**Supplied data:**
* * *
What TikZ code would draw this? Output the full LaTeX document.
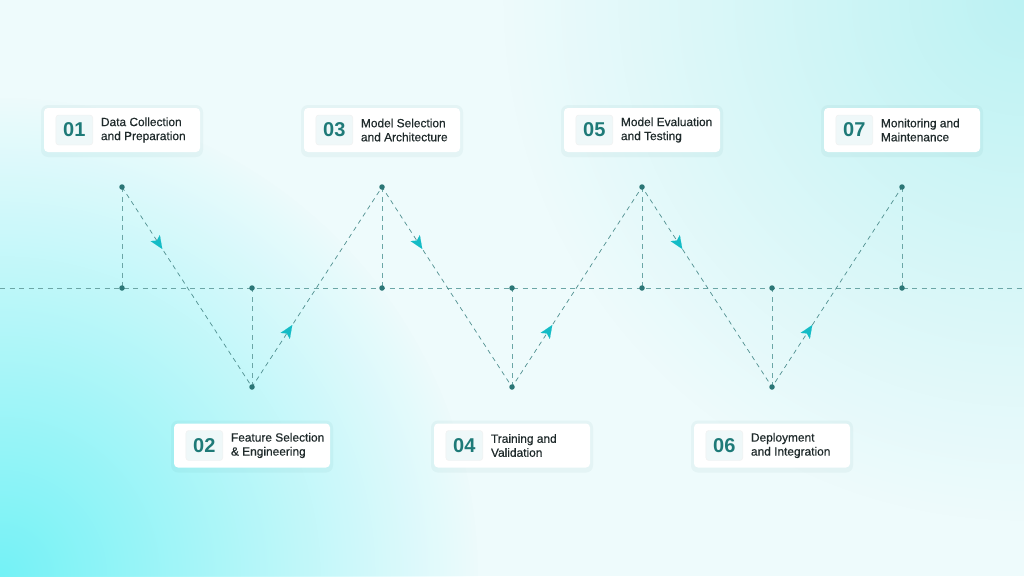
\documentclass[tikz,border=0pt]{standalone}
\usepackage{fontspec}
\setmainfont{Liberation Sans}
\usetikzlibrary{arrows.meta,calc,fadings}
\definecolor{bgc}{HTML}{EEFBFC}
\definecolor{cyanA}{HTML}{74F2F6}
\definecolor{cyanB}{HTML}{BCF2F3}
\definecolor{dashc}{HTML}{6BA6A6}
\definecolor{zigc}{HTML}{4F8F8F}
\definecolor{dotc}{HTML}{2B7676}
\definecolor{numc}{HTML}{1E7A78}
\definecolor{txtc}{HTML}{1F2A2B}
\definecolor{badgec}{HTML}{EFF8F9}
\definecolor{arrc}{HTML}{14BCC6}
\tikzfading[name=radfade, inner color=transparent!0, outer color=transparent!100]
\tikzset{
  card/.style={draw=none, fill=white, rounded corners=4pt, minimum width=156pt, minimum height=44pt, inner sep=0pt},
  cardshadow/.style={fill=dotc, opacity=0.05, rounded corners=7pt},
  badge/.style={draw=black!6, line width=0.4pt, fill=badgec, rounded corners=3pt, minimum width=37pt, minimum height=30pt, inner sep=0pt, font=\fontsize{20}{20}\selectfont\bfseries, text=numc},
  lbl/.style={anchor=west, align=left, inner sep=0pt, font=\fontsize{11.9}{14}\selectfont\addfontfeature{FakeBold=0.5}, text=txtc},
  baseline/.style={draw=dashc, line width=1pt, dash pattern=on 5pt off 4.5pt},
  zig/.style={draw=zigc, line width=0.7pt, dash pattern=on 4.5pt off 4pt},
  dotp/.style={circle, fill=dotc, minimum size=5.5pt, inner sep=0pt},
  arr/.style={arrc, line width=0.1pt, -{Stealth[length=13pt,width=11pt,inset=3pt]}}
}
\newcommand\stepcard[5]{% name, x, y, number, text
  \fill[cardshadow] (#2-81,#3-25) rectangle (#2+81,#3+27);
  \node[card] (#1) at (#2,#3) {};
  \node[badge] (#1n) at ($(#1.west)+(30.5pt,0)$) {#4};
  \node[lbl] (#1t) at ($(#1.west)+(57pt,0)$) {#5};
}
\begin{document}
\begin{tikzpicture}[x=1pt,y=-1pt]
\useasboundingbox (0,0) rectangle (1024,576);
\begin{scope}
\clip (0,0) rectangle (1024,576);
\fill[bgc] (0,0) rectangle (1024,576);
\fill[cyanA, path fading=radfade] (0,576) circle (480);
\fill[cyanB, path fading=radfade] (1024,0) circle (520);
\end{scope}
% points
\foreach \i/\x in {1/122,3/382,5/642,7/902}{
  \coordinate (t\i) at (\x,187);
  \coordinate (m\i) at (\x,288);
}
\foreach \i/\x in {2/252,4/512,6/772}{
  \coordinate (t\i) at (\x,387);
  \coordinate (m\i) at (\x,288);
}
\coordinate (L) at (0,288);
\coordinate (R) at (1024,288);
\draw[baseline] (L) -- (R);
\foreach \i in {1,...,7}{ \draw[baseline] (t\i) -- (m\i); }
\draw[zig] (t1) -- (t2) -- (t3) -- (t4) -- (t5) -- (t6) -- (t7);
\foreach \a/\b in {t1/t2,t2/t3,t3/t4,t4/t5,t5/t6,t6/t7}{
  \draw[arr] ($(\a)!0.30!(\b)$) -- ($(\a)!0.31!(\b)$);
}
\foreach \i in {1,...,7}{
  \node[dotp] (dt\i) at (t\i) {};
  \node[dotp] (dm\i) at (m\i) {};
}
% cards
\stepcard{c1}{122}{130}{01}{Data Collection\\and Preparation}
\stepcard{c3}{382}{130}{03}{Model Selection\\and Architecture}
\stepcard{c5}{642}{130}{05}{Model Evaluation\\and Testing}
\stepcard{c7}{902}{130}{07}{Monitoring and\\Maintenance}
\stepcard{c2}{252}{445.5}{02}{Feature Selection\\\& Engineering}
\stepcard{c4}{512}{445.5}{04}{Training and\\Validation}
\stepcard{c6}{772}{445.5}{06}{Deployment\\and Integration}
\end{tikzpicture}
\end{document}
* * *
Set down the complete material exactly, but do not include the images.

**Reply to the exercise:**
What TikZ code would draw this? Output the full LaTeX document.
\documentclass[tikz,border=0pt]{standalone}
\usepackage{fontspec}
\setmainfont{Liberation Sans}
\usetikzlibrary{arrows.meta,calc,fadings}
\definecolor{bgc}{HTML}{EEFBFC}
\definecolor{cyanA}{HTML}{74F2F6}
\definecolor{cyanB}{HTML}{BCF2F3}
\definecolor{dashc}{HTML}{6BA6A6}
\definecolor{zigc}{HTML}{4F8F8F}
\definecolor{dotc}{HTML}{2B7676}
\definecolor{numc}{HTML}{1E7A78}
\definecolor{txtc}{HTML}{1F2A2B}
\definecolor{badgec}{HTML}{EFF8F9}
\definecolor{arrc}{HTML}{14BCC6}
\tikzfading[name=radfade, inner color=transparent!0, outer color=transparent!100]
\tikzset{
  card/.style={draw=none, fill=white, rounded corners=4pt, minimum width=156pt, minimum height=44pt, inner sep=0pt},
  cardshadow/.style={fill=dotc, opacity=0.05, rounded corners=7pt},
  badge/.style={draw=black!6, line width=0.4pt, fill=badgec, rounded corners=3pt, minimum width=37pt, minimum height=30pt, inner sep=0pt, font=\fontsize{20}{20}\selectfont\bfseries, text=numc},
  lbl/.style={anchor=west, align=left, inner sep=0pt, font=\fontsize{11.9}{14}\selectfont\addfontfeature{FakeBold=0.5}, text=txtc},
  baseline/.style={draw=dashc, line width=1pt, dash pattern=on 5pt off 4.5pt},
  zig/.style={draw=zigc, line width=0.7pt, dash pattern=on 4.5pt off 4pt},
  dotp/.style={circle, fill=dotc, minimum size=5.5pt, inner sep=0pt},
  arr/.style={arrc, line width=0.1pt, -{Stealth[length=13pt,width=11pt,inset=3pt]}}
}
\newcommand\stepcard[5]{% name, x, y, number, text
  \fill[cardshadow] (#2-81,#3-25) rectangle (#2+81,#3+27);
  \node[card] (#1) at (#2,#3) {};
  \node[badge] (#1n) at ($(#1.west)+(30.5pt,0)$) {#4};
  \node[lbl] (#1t) at ($(#1.west)+(57pt,0)$) {#5};
}
\begin{document}
\begin{tikzpicture}[x=1pt,y=-1pt]
\useasboundingbox (0,0) rectangle (1024,576);
\begin{scope}
\clip (0,0) rectangle (1024,576);
\fill[bgc] (0,0) rectangle (1024,576);
\fill[cyanA, path fading=radfade] (0,576) circle (480);
\fill[cyanB, path fading=radfade] (1024,0) circle (520);
\end{scope}
% points
\foreach \i/\x in {1/122,3/382,5/642,7/902}{
  \coordinate (t\i) at (\x,187);
  \coordinate (m\i) at (\x,288);
}
\foreach \i/\x in {2/252,4/512,6/772}{
  \coordinate (t\i) at (\x,387);
  \coordinate (m\i) at (\x,288);
}
\coordinate (L) at (0,288);
\coordinate (R) at (1024,288);
\draw[baseline] (L) -- (R);
\foreach \i in {1,...,7}{ \draw[baseline] (t\i) -- (m\i); }
\draw[zig] (t1) -- (t2) -- (t3) -- (t4) -- (t5) -- (t6) -- (t7);
\foreach \a/\b in {t1/t2,t2/t3,t3/t4,t4/t5,t5/t6,t6/t7}{
  \draw[arr] ($(\a)!0.30!(\b)$) -- ($(\a)!0.31!(\b)$);
}
\foreach \i in {1,...,7}{
  \node[dotp] (dt\i) at (t\i) {};
  \node[dotp] (dm\i) at (m\i) {};
}
% cards
\stepcard{c1}{122}{130}{01}{Data Collection\\and Preparation}
\stepcard{c3}{382}{130}{03}{Model Selection\\and Architecture}
\stepcard{c5}{642}{130}{05}{Model Evaluation\\and Testing}
\stepcard{c7}{902}{130}{07}{Monitoring and\\Maintenance}
\stepcard{c2}{252}{445.5}{02}{Feature Selection\\\& Engineering}
\stepcard{c4}{512}{445.5}{04}{Training and\\Validation}
\stepcard{c6}{772}{445.5}{06}{Deployment\\and Integration}
\end{tikzpicture}
\end{document}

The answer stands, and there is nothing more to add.